Rush to Start a Sorority or Fraternity

This is actually the fraternity crest.

This is actually the fraternity crest.

Look, it is brilliant. During ‘rush’ week at a local college, go set up your own tent to try to get people to join your ‘frat’ or ‘sorority’. Once they have joined up (the fraternity that I started is called Alpha Beta Soup), you can start charging dues and a process that is like hazing, but you don’t call it hazing so you won’t get in trouble with the police.

You really don’t have to be in a college or university to start one of these things. Really, anyone can do it. If you feel strange about trying to get kids half your age to join, start an office fraternity. That is something I just made up, but is sounds great. You could all even live together and have fun events after office hours.

The main reason why you would want to try this, of course, is to get the money that the dues provide. I would say $400 a semester would be a decent start, more if you provide housing. You tell the ‘pledges’ this money is going to great activities.

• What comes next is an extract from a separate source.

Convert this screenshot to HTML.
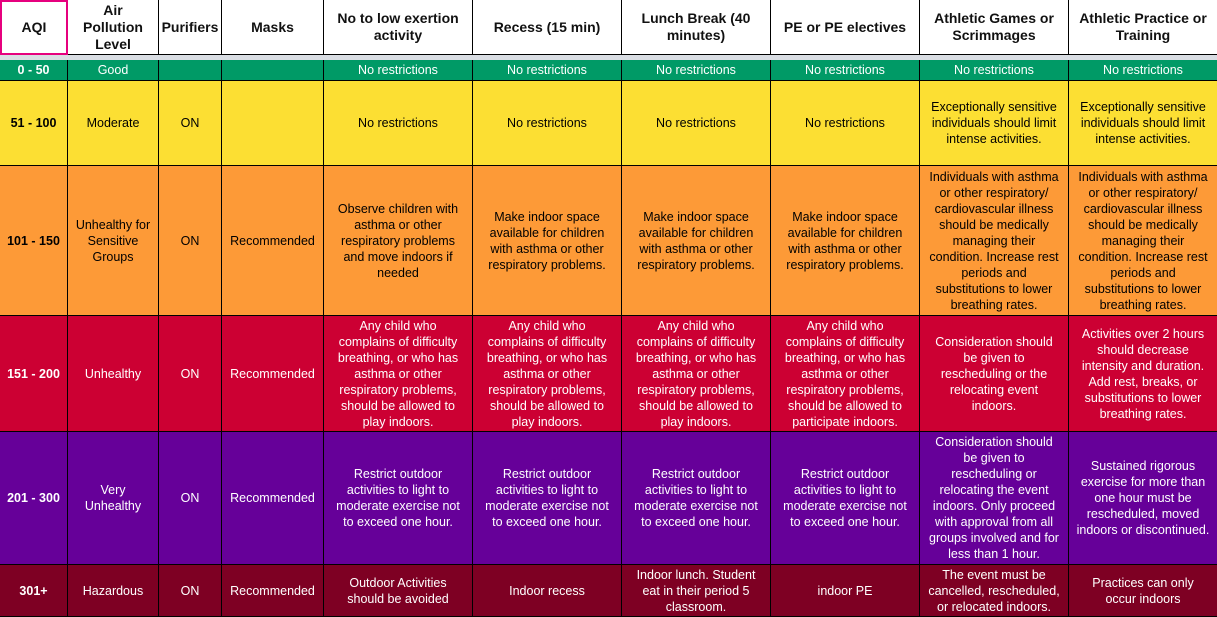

If you are in an office setting, $50 every paycheck would probably be sufficient. Unless you work for AIG, those bailout junkies can afford at least a grand a paycheck. Once you get enough people to join, you probably could even stop working. There is some frankly (tongue firmly in cheek) fantastic advice out there for keeping a great frat or sorority going, so I won’t get into that too much.

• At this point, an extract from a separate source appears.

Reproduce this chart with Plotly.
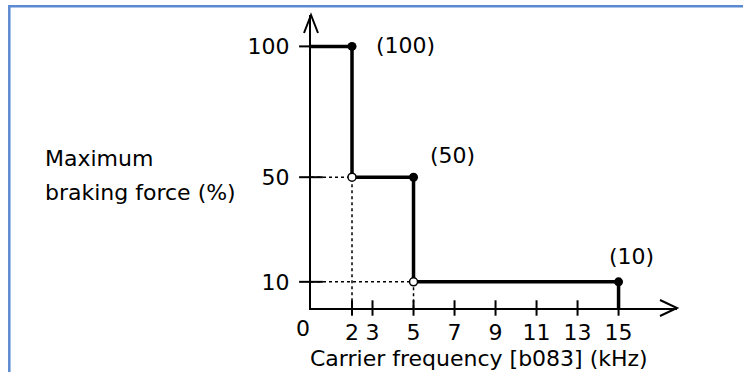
import plotly.graph_objects as go

# ---- data ----
freq_breaks = [0, 2, 5, 15]          # kHz boundaries
max_force = [100, 50, 10]            # % per segment
x_tick_vals = [2, 3, 5, 7, 9, 11, 13, 15]
x_tick_text = ["2", "3", "5", "7", "9", "11", "13", "15"]
y_tick_vals = [10, 50, 100]
y_tick_text = ["10", "50", "100"]
point_labels = ["(100)", "(50)", "(10)"]

X_MAX = 17.85
Y_MAX = 112
FONT = "DejaVu Sans"
L, R, T, B = 311, 66, 15, 64
W, H = 743, 372
PW, PH = W - L - R, H - T - B

fig = go.Figure()

# step line
step_x = freq_breaks[:1] + freq_breaks[1:] + [freq_breaks[-1]]
step_y = max_force + [max_force[-1], 0]
fig.add_trace(go.Scatter(x=step_x, y=step_y, mode="lines", line_shape="hv",
                         line=dict(color="black", width=3.5), hoverinfo="skip"))

# dotted guide lines for the lower levels
for xb, lv in zip(freq_breaks[1:-1], max_force[1:]):
    fig.add_trace(go.Scatter(x=[0, xb, xb], y=[lv, lv, 0], mode="lines",
                             line=dict(color="black", width=1.5, dash="dot"),
                             hoverinfo="skip"))

# filled end points
fig.add_trace(go.Scatter(x=freq_breaks[1:], y=max_force, mode="markers",
                         marker=dict(size=9, color="black"), cliponaxis=False,
                         hoverinfo="skip"))
# open start points
fig.add_trace(go.Scatter(x=freq_breaks[1:-1], y=max_force[1:], mode="markers",
                         marker=dict(size=8, color="white",
                                     line=dict(color="black", width=1.5)),
                         cliponaxis=False, hoverinfo="skip"))

# crossing tick marks
fig.add_trace(go.Scatter(x=x_tick_vals, y=[0] * len(x_tick_vals), mode="markers",
                         marker=dict(symbol="line-ns", size=11,
                                     line=dict(color="black", width=2)),
                         cliponaxis=False, hoverinfo="skip"))
fig.add_trace(go.Scatter(x=[0] * len(y_tick_vals), y=y_tick_vals, mode="markers",
                         marker=dict(symbol="line-ew", size=17,
                                     line=dict(color="black", width=2)),
                         cliponaxis=False, hoverinfo="skip"))

annotations = []
# point labels
offsets = [(22, 1, "left"), (14, 22, "left"), (13, 25, "center")]
for xb, lv, txt, (dx, dy, anc) in zip(freq_breaks[1:], max_force, point_labels, offsets):
    annotations.append(dict(x=xb, y=lv, xref="x", yref="y", text=txt, showarrow=False,
                            xanchor=anc, yanchor="middle", xshift=dx, yshift=dy,
                            font=dict(family=FONT, size=22, color="black")))
# origin label
annotations.append(dict(x=0, y=0, xref="x", yref="y", text="0", showarrow=False,
                        xanchor="center", yanchor="middle", xshift=-8, yshift=-20,
                        font=dict(family=FONT, size=22, color="black")))
# x title
annotations.append(dict(x=(478.5 - L) / PW, y=(H - B - 358) / PH, xref="paper", yref="paper",
                        text="Carrier frequency [b083] (kHz)", showarrow=False,
                        xanchor="center", yanchor="middle",
                        font=dict(family=FONT, size=22, color="black")))
# y title (two lines)
for txt, py in [("Maximum", 158), ("braking force (%)", 193)]:
    annotations.append(dict(x=(43 - L) / PW, y=(H - B - py) / PH, xref="paper", yref="paper",
                            text=txt, showarrow=False, xanchor="left", yanchor="middle",
                            font=dict(family=FONT, size=22, color="black")))

shapes = [
    # x-axis arrow head
    dict(type="path", xref="paper", yref="paper", xsizemode="pixel", ysizemode="pixel",
         xanchor=1, yanchor=0, path="M -17,8 L 0,0 L -17,-8",
         line=dict(color="black", width=2)),
    # y-axis arrow head
    dict(type="path", xref="paper", yref="paper", xsizemode="pixel", ysizemode="pixel",
         xanchor=0, yanchor=1, path="M -7,-18 L 0,0 L 7,-18",
         line=dict(color="black", width=2)),
    # blue frame
    dict(type="rect", xref="paper", yref="paper",
         x0=(9.3 - L) / PW, x1=2, y0=-2, y1=(H - B - 6.3) / PH,
         line=dict(color="#5b8ad2", width=2.5), fillcolor="rgba(0,0,0,0)", layer="below"),
]

fig.update_layout(
    width=W, height=H,
    margin=dict(l=L, r=R, t=T, b=B),
    paper_bgcolor="white", plot_bgcolor="white",
    showlegend=False,
    annotations=annotations,
    shapes=shapes,
    xaxis=dict(range=[0, X_MAX], showgrid=False, zeroline=False,
               showline=True, linecolor="black", linewidth=2,
               tickmode="array", tickvals=x_tick_vals, ticktext=x_tick_text,
               ticks="", ticklabelstandoff=4,
               tickfont=dict(family=FONT, size=22, color="black")),
    yaxis=dict(range=[0, Y_MAX], showgrid=False, zeroline=False,
               showline=True, linecolor="black", linewidth=2,
               tickmode="array", tickvals=y_tick_vals, ticktext=y_tick_text,
               ticks="", ticklabelstandoff=15,
               tickfont=dict(family=FONT, size=22, color="black")),
)

fig.write_html("out.html", config={"displayModeBar": False},
               post_script="document.body.style.margin='0';")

Besides getting people to pledge to your Greek organization, once you have some members, they will probably expect to be housed somewhere. If you don’t want to get into this, you can just say that the house is “under construction” and it will take at least 5 years to complete, then hand them a tent to pitch. If they give you a rough time about it, scold them for holding up brotherly or sisterly bonding.

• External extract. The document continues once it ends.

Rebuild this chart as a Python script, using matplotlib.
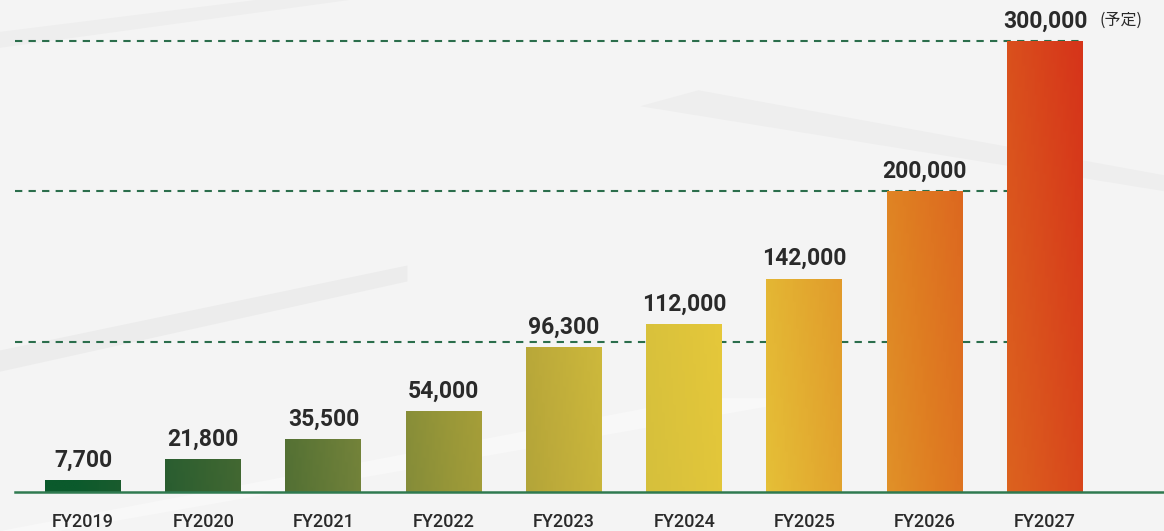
import numpy as np
import matplotlib.pyplot as plt
from matplotlib.colors import LinearSegmentedColormap
from matplotlib.patches import Polygon

anos = ['FY2019', 'FY2020', 'FY2021', 'FY2022', 'FY2023', 'FY2024', 'FY2025', 'FY2026', 'FY2027']
valores = [7700, 21800, 35500, 54000, 96300, 112000, 142000, 200000, 300000]
rotulos = ['7,700', '21,800', '35,500', '54,000', '96,300', '112,000', '142,000', '200,000', '300,000']
linhas_ref = [100000, 200000, 300000]

cores = ['#0b5a2c', '#2b5e30', '#4a6b32', '#72823a', '#9a9838', '#bcaa3a',
         '#d6c03c', '#e6c83a', '#e2a42e', '#df7e22', '#db5a1e', '#d6351a']

plt.rcParams['font.family'] = ['Roboto', 'DejaVu Sans']

fig = plt.figure(figsize=(11.64, 5.31), dpi=100)
fig.patch.set_facecolor('#f4f4f4')

# faixas claras no fundo (bem suaves)
for pts, c in [([(0, 0.30), (0.35, 0.47), (0.35, 0.50), (0, 0.34)], '#ececec'),
               ([(0, 0.0), (0.6, 0.25), (0.7, 0.25), (0.05, 0.0)], '#f8f8f8'),
               ([(0.55, 0.80), (1.0, 0.64), (1.0, 0.67), (0.6, 0.83)], '#eeeeee'),
               ([(0.0, 0.91), (0.3, 1.0), (0.22, 1.0), (0.0, 0.94)], '#eeeeee')]:
    fig.patches.append(Polygon(pts, closed=True, transform=fig.transFigure,
                               facecolor=c, edgecolor='none', zorder=0))

x0 = -0.565
x1 = 8.99
ytop = 492 / 451 * 300000
ax = fig.add_axes([15 / 1164, 39 / 531, 1 - 15 / 1164, 492 / 531])
ax.set_zorder(2)
ax.set_facecolor('none')
ax.set_xlim(x0, x1)
ax.set_ylim(0, ytop)

x = np.arange(len(anos))
larg = 0.632

for v in linhas_ref:
    ax.plot([x0, 8 + larg / 2], [v, v], color='#2b6e4c', lw=1.5,
            dashes=(3.5, 3), zorder=1)

barras = ax.bar(x, valores, width=larg, color='none', zorder=2)

cmap = LinearSegmentedColormap.from_list('grad', cores)
gx, gy = np.meshgrid(np.linspace(0, 1, 400), np.linspace(0, 1, 200))
grad = np.clip((gx - 0.05) / 0.92 + 0.05 * gy, 0, 1)
for b in barras:
    im = ax.imshow(grad, cmap=cmap, extent=[x0, x1, 0, ytop], origin='lower',
                   aspect='auto', zorder=2, interpolation='bilinear')
    im.set_clip_path(b)

ax.axhline(0, color='#2f7a50', lw=1.8, zorder=3, clip_on=False)

for i, v in enumerate(valores):
    ax.annotate(rotulos[i], (x[i], v), xytext=(0, 6), textcoords='offset points',
                ha='center', va='bottom', fontsize=16.5, fontweight='bold', color='#2a2a2a')

ax.annotate('(予定)', (x[-1], valores[-1]), xytext=(39, 9), textcoords='offset points',
            ha='left', va='bottom', fontsize=11.5, color='#2a2a2a',
            family=['Noto Sans CJK JP', 'DejaVu Sans'])

ax.set_xticks(x)
ax.set_xticklabels(anos, fontsize=13, color='#2a2a2a', fontweight='medium')
ax.tick_params(axis='x', length=0, pad=15)
ax.set_yticks([])
for s in ax.spines.values():
    s.set_visible(False)

plt.savefig('out.png', dpi=100, facecolor=fig.get_facecolor())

The main priorities of frats and sororities are drinking, hazing, and promiscuous interpersonal relations. Well, even if that isn’t the main priority of most real Greeks, it could be for yours. Make sure there is plenty of alcohol on hand at all times for said activities. However, as you are in this venture to look good and save money, tell the ‘littles’ to pay for it as ‘initiation rites’. Remember, these new members have no idea how your organization runs, so you can make up whatever you want as you go along. Half of the fun of starting an organization such as this is creating slogans and t-shirts. Here is the slogan that I ran on Alpha Beta Soup’s most recent rush shirts:

Mm Mm Good! Get a taste of the good life: Alpha Beta Soup

Catchy and mouthwatering, no?

But, why stop there? There are many opportunities to make even more money by selling all that cheesy merchandise that Greeks have. License plates, shirts, bobble heads of the President (you).

I especially think a branded paddle is essential to any Greek organization.